Working from aboard US naval ship Salvor, divers from Mobile Diving Salvage Unit 1 completed the undertaking on October 15, after 45 days of efforts.
An estimated 250,000 gallons of fuel oil were removed from Prinz Eugen and involved nearly two dozen divers along with support from commercial tanker Humber for transport of the removed fuel oil.
“There are no longer active leaks with 97 percent of the oil having been removed. The remaining oil is enclosed in a few internal tanks without leakage and encased by layered protection,” said Lt. Cmdr. Tim Emge, officer-in-charge of salvage operations. “Of the 173 total oil tanks, the 143 external tanks have been pumped of all appreciable amount of oil.”
The Prinz Eugen was used in combat during World War II, and in May 1945 upon the conclusion of the war, it was surrendered to the British and transferred to the US Navy for use in Operation Crossroads nuclear tests. After surviving two tests and subsequent towage to Kwajalein Atoll, the vessel began to take on water due to sea valve and rudder damage and ran aground settling in a capsized position off the coast of Enubuj Island.
As part of the 1986 Compact of Free Association between the US and the Republic of the Marshall Islands the US transferred the Prinz Eugen title to the RMI. Beginning in 2010, RMI requested the US provide technical and financial support for Prinz Eugen fuel off-load.
In December 2016 US Indio-Pacific Command worked with US Navy Supervisor of Salvage and Diving to evaluate the current status of the Prinz Eugen and plan for a way ahead once funding became available. Following the 2018 National Defense Authorization Act, which authorized expenditure of Army funds to off-load oil from the Prinz Eugen, Karen Brevard Stewart, US ambassador to the Marshall Islands, and State Department staff played a major role in getting the diplomatic work accomplished in time to meet the short deadlines set under the act. Work began in February 2018 to plan for and execute the removal of the fuel oil.
“Our team’s hard work over the last two years preparing for this project and assembling the right combination of equipment and technical expertise enabled our success in this very important mission to protect the pristine waters of Kwajalein Atoll from the risk of a catastrophic oil release,” said Stephanie Bocek, project manager at the Supervisor of Salvage and Diving.

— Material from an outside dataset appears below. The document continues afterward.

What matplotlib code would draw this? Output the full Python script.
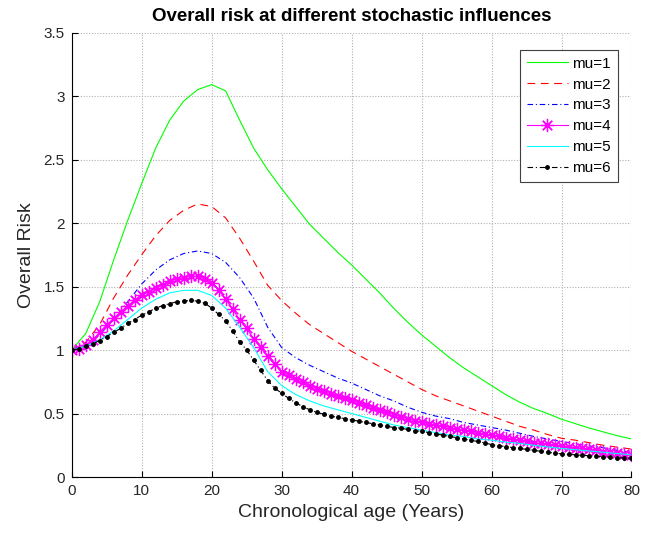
import numpy as np
import matplotlib
matplotlib.use('Agg')
import matplotlib.pyplot as plt

plt.rcParams['font.family'] = ['Liberation Sans', 'DejaVu Sans']

# eta' (anni): linee semplici ogni 2 anni, linee con marker ogni anno
eta2 = np.arange(0, 81, 2)
eta1 = np.arange(0, 81, 1)

mu1 = [1.00, 1.13, 1.38, 1.71, 2.02, 2.31, 2.59, 2.81, 2.96, 3.05, 3.09, 3.04, 2.81, 2.59,
       2.42, 2.27, 2.13, 1.99, 1.88, 1.77, 1.67, 1.56, 1.45, 1.33, 1.22, 1.12, 1.03, 0.94,
       0.86, 0.79, 0.72, 0.65, 0.59, 0.54, 0.50, 0.455, 0.42, 0.385, 0.355, 0.325, 0.30]
mu2 = [1.00, 1.06, 1.20, 1.41, 1.59, 1.75, 1.90, 2.02, 2.10, 2.15, 2.13, 2.04, 1.88, 1.70,
       1.51, 1.39, 1.29, 1.20, 1.13, 1.06, 0.99, 0.93, 0.87, 0.81, 0.75, 0.69, 0.64, 0.60,
       0.56, 0.52, 0.48, 0.44, 0.40, 0.37, 0.335, 0.305, 0.29, 0.27, 0.25, 0.235, 0.22]
mu3 = [1.00, 1.04, 1.12, 1.24, 1.38, 1.52, 1.63, 1.71, 1.76, 1.78, 1.76, 1.69, 1.57, 1.41,
       1.18, 1.02, 0.94, 0.88, 0.83, 0.78, 0.74, 0.69, 0.64, 0.60, 0.55, 0.51, 0.48, 0.46,
       0.43, 0.41, 0.39, 0.37, 0.345, 0.32, 0.30, 0.28, 0.26, 0.245, 0.23, 0.21, 0.195]
mu5 = [1.00, 1.03, 1.08, 1.15, 1.24, 1.33, 1.40, 1.45, 1.47, 1.47, 1.43, 1.33, 1.18, 1.02,
       0.83, 0.72, 0.65, 0.60, 0.56, 0.53, 0.50, 0.47, 0.44, 0.41, 0.39, 0.37, 0.35, 0.33,
       0.32, 0.30, 0.29, 0.275, 0.265, 0.25, 0.237, 0.225, 0.215, 0.205, 0.195, 0.185, 0.175]
mu4 = [1.00, 1.01, 1.04, 1.08, 1.14, 1.20, 1.25, 1.30, 1.35, 1.39, 1.43, 1.46, 1.49, 1.51,
       1.54, 1.56, 1.57, 1.58, 1.58, 1.56, 1.53, 1.47, 1.40, 1.32, 1.24, 1.17, 1.09, 1.02,
       0.95, 0.89, 0.83, 0.80, 0.77, 0.745, 0.72, 0.695, 0.675, 0.655, 0.635, 0.62, 0.605,
       0.585, 0.565, 0.545, 0.525, 0.51, 0.49, 0.475, 0.46, 0.445, 0.43, 0.42, 0.41, 0.40,
       0.39, 0.38, 0.37, 0.36, 0.35, 0.34, 0.33, 0.32, 0.31, 0.30, 0.29, 0.28, 0.27, 0.265,
       0.26, 0.25, 0.245, 0.24, 0.23, 0.225, 0.22, 0.21, 0.20, 0.195, 0.19, 0.18, 0.175]
mu6 = [1.00, 1.01, 1.03, 1.05, 1.075, 1.105, 1.14, 1.17, 1.21, 1.24, 1.275, 1.30, 1.33,
       1.35, 1.365, 1.38, 1.385, 1.39, 1.385, 1.37, 1.33, 1.28, 1.23, 1.15, 1.065, 1.00,
       0.92, 0.84, 0.76, 0.70, 0.66, 0.62, 0.585, 0.555, 0.53, 0.51, 0.495, 0.48, 0.47,
       0.46, 0.45, 0.44, 0.43, 0.42, 0.41, 0.40, 0.39, 0.385, 0.375, 0.365, 0.36, 0.35,
       0.34, 0.33, 0.32, 0.31, 0.30, 0.29, 0.28, 0.27, 0.255, 0.247, 0.24, 0.232, 0.225,
       0.218, 0.21, 0.203, 0.195, 0.188, 0.182, 0.178, 0.175, 0.171, 0.167, 0.163, 0.16,
       0.156, 0.153, 0.15, 0.147]

fig = plt.figure(figsize=(6.49, 5.33), dpi=100)
ax = fig.add_axes([0.1105, 0.105, 0.8625, 0.834])

lw = 0.8
ax.plot(eta2, mu1, color='#00ff00', lw=lw, label='mu=1')
ax.plot(eta2, mu2, color='#ff0000', lw=lw, dashes=(7, 5), label='mu=2')
ax.plot(eta2, mu3, color='#0000ff', lw=lw, dashes=(5, 2.5, 1, 2.5), label='mu=3')
ax.plot(eta1, mu4, color='#ff00ff', lw=lw, marker=(8, 2, 0), markersize=9.5,
        markeredgewidth=0.9, label='mu=4')
ax.plot(eta2, mu5, color='#00ffff', lw=lw, label='mu=5')
ax.plot(eta1, mu6, color='k', lw=lw, dashes=(5, 2.5, 1, 2.5), marker='.', markersize=5,
        label='mu=6')

ax.set_xlim(0, 80)
ax.set_ylim(0, 3.5)
ax.set_xticks(np.arange(0, 81, 10))
ax.set_yticks(np.arange(0, 3.51, 0.5))
ax.set_yticklabels(['0', '0.5', '1', '1.5', '2', '2.5', '3', '3.5'])
ax.grid(True, linestyle=(0, (1, 1.5)), color='#b0b0b0', lw=0.8)
ax.tick_params(direction='in', labelsize=11, length=4, pad=5, labelcolor='#262626')
ax.spines['top'].set_visible(False)
ax.spines['right'].set_visible(False)
ax.spines['left'].set_linewidth(0.8)
ax.spines['bottom'].set_linewidth(0.8)

ax.set_xlabel('Chronological age (Years)', fontsize=14, labelpad=4, color='#262626')
ax.set_ylabel('Overall Risk', fontsize=14, labelpad=6, color='#262626')
ax.set_title('Overall risk at different stochastic influences', fontsize=13.5,
             fontweight='bold', pad=8)

leg = ax.legend(loc='upper right', bbox_to_anchor=(0.976, 0.961), borderaxespad=0,
                fontsize=11, fancybox=False, edgecolor='#404040', framealpha=1,
                handlelength=2.7, handletextpad=0.3, borderpad=0.45, labelspacing=0.45)
leg.get_frame().set_linewidth(0.8)

fig.savefig('out.png', dpi=100)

The operation, having preceded with surveys of the wreck, consisted of four stages: anchoring and mooring operations, fuel extraction, fuel transfer and dome closures of hull access.
As follow-on oil sampling were conducted aboard Salvor, the removed fuel oil was pumped aboard Humber for transport and refinement in future use.
“Everything went very well, and I am very happy to have been part of this experience,” said Capt. Allan Rudy, master of Humber. “This was a new experience for me and the multinational crew, and we look forward to working together again in the future.”
After the application of double barrier protection on the hull of the vessel to ensure no potential leakage, the diving team conducted several community relations activities including a team-building run and beach cleanup on Enubuj Islands and a show-and-tell demonstration at the Kwajalein Atoll High School.
“The team worked tirelessly, and I am proud to have been part of this amazing experience as we were able to see history first-hand and connect with the local communities,” said Emge. “We remain motivated and look forward to exercises and operations with partner nations across the region in the near future.”